Me too - I do webdev stuff, and I have to check that my pages look sane 
in all real browsers. (Then I find someone else to lumber with breaking 
it so that it looks halfway recognisable in IExplode - sigh.)

> I'd like to go back to dual screen - alas my old pci video card died a
> while back that I was using for a second screen with the agp nvidia 5300
> under suse 9 and 10, just before I deserted to ubuntu.

Modern gfx cards tend to support dual monitors off the same card, so you 
  may be in luck there.
> 
> So I've never tried multi monitor with ubuntu - is it as easy to set up
> as suse 9.x was where it was a total doddle? 

I've no idea :-( It's an interesting data point that it was easy in 
SuSE, since that implies that the driver support is there. If you decide 
to give this a go, I'd be interested in how you get on.

> 
> Do motherboards come with two or more video slots? 

Some do, but see above. Two gfx cards nowadays is mostly for enthusiast 
gamers - the two cards connect together to effectively make one 
super-duper card. In reality, it's only worth it if you want the 
bragging rights - the performance increase is limited.

ISTR you could get
> dual agp slots on some boards, but found my old 4mb matrox millenium pci
> card did fine for simple document display.

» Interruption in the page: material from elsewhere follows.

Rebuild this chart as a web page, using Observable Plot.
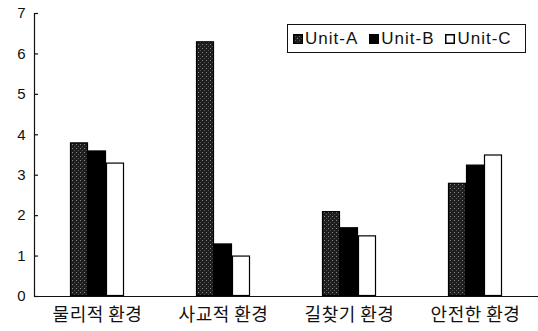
<!DOCTYPE html>
<html>
<head>
<meta charset="utf-8">
<script src="https://cdn.jsdelivr.net/npm/d3@7"></script>
<script src="https://cdn.jsdelivr.net/npm/@observablehq/plot@0.6"></script>
<style>
  html, body { margin: 0; padding: 0; background: #fff; }
  #wrap { position: relative; width: 538px; height: 331px; }
  #wrap svg { font-family: "Liberation Sans", Arial, sans-serif; }
  #wrap g[aria-label="fx-axis tick label"] text { letter-spacing: 0.5px; }
  #legend {
    position: absolute; left: 287px; top: 24px; width: 232px; height: 27px;
    border: 1px solid #111; box-sizing: content-box; white-space: nowrap; overflow: hidden;
    font-family: "Liberation Sans", Arial, sans-serif; font-size: 17px; letter-spacing: 1px;
    display: flex; align-items: center; padding-left: 5px; color: #111;
  }
  #legend .item { display: flex; align-items: center; margin-right: 11px; white-space: nowrap; flex: none; }
</style>
</head>
<body>
<div id="wrap"></div>
<script>
const categories = ["물리적 환경", "사교적 환경", "길찾기 환경", "안전한 환경"];
const units = ["Unit-A", "Unit-B", "Unit-C"];
const unitA = [3.8, 6.3, 2.1, 2.8];
const unitB = [3.6, 1.3, 1.7, 3.25];
const unitC = [3.3, 1.0, 1.5, 3.5];
const yTicks = [0, 1, 2, 3, 4, 5, 6, 7];

const seriesValues = [unitA, unitB, unitC];
const data = [];
categories.forEach((c, i) => units.forEach((u, j) => data.push({cat: c, unit: u, value: seriesValues[j][i]})));

const fills = {"Unit-A": "url(#stipple)", "Unit-B": "#000", "Unit-C": "#fff"};

const chart = Plot.plot({
  width: 538,
  height: 331,
  marginLeft: 34,
  marginRight: 0,
  marginTop: 13,
  marginBottom: 35,
  fx: {domain: categories, padding: 0, label: null},
  x: {domain: units, paddingInner: 0, paddingOuter: 2, axis: null},
  y: {domain: [0, 7], axis: null},
  marks: [
    Plot.axisY({ticks: yTicks, tickFormat: "d", tickSize: 0, tickPadding: 9, fontSize: 15, label: null, fill: "#111"}),
    Plot.axisY({ticks: yTicks, tickSize: 4, text: null, label: null, dx: 4, stroke: "#111", strokeWidth: 1.2}),
    Plot.axisFx({anchor: "bottom", tickSize: 0, tickPadding: 12, fontSize: 18, label: null,
      fontFamily: "'Noto Sans CJK KR', sans-serif", fill: "#111"}),
    Plot.barY(data, {fx: "cat", x: "unit", y: "value", fill: d => fills[d.unit], stroke: "#000", strokeWidth: 1.2, inset: 0.5}),
    Plot.ruleY([0], {stroke: "#111", strokeWidth: 1.2}),
    Plot.frame({anchor: "left", facetAnchor: "left", stroke: "#111", strokeWidth: 1.2})
  ]
});

// stipple pattern for Unit-A
const defs = d3.select(chart).insert("defs", ":first-child");
const pat = defs.append("pattern").attr("id", "stipple").attr("width", 4).attr("height", 4).attr("patternUnits", "userSpaceOnUse");
pat.append("rect").attr("width", 4).attr("height", 4).attr("fill", "#1e1e1e");
pat.append("rect").attr("x", 0).attr("y", 0).attr("width", 1).attr("height", 1).attr("fill", "#8a8a8a");
pat.append("rect").attr("x", 2).attr("y", 2).attr("width", 1).attr("height", 1).attr("fill", "#555");

const wrap = document.getElementById("wrap");
wrap.appendChild(chart);

const legend = document.createElement("div");
legend.id = "legend";
units.forEach(u => {
  const item = document.createElement("span");
  item.className = "item";
  const sw = document.createElementNS("http://www.w3.org/2000/svg", "svg");
  sw.setAttribute("width", 10); sw.setAttribute("height", 10);
  sw.style.marginRight = "2px";
  const r = document.createElementNS("http://www.w3.org/2000/svg", "rect");
  r.setAttribute("x", 0.75); r.setAttribute("y", 0.75); r.setAttribute("width", 8.5); r.setAttribute("height", 8.5);
  r.setAttribute("fill", fills[u]); r.setAttribute("stroke", "#000"); r.setAttribute("stroke-width", 1.5);
  sw.appendChild(r);
  item.appendChild(sw);
  item.appendChild(document.createTextNode(u));
  legend.appendChild(item);
});
wrap.appendChild(legend);
</script>
</body>
</html>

4MB? Luxury! :-) I think one of the boxes I look after still has an 
original millenium with something like 1MB of framebuffer. I'm 
continually amazed that the thing hasn't turned up its toes yet.

> 
> My wife still uses a matrox g400 dual card with a stonking (for its day)
> 32mb of ram. Given excellent service since about err 1999? and all she
> needs when it comes down to it for her documents and spreadsheets for
> working from home. I bet I can't find anything with an agp slot though.

Until recently my secondary workstation still had a 3Dfx Voodoo3 in it. 
Happy days...

> 
> Finally, though the steel cases will do for putting stuff into, who
> cares about modern and pretty styling, sounds like it isn't worth trying
> to use the old atx psu's. I might as well keep a couple for spares for
> the old stuff some of which I will put in the kitchen and dining room as
> terminals for the kids to play with their friends on web browsing stuff
> (and get them out of our study!) and freecycle the rest and any cases
> left over. 

Sounds like a good plan.

> 
> I suspect there isn't any money in ebaying old atx psu's or CDrom drives
> is there? 

Probably not worth the hassle. I certainly wouldn't buy a used CDRom - 
I've had problems enough with reliability on new ones.

> 
> What about a couple of old scsi CDrom drives and a pair of scsi DVDroms
> and some adaptec and other scsi 2 cards? Worth any dosh or just
> freecycle the lot and have done with it?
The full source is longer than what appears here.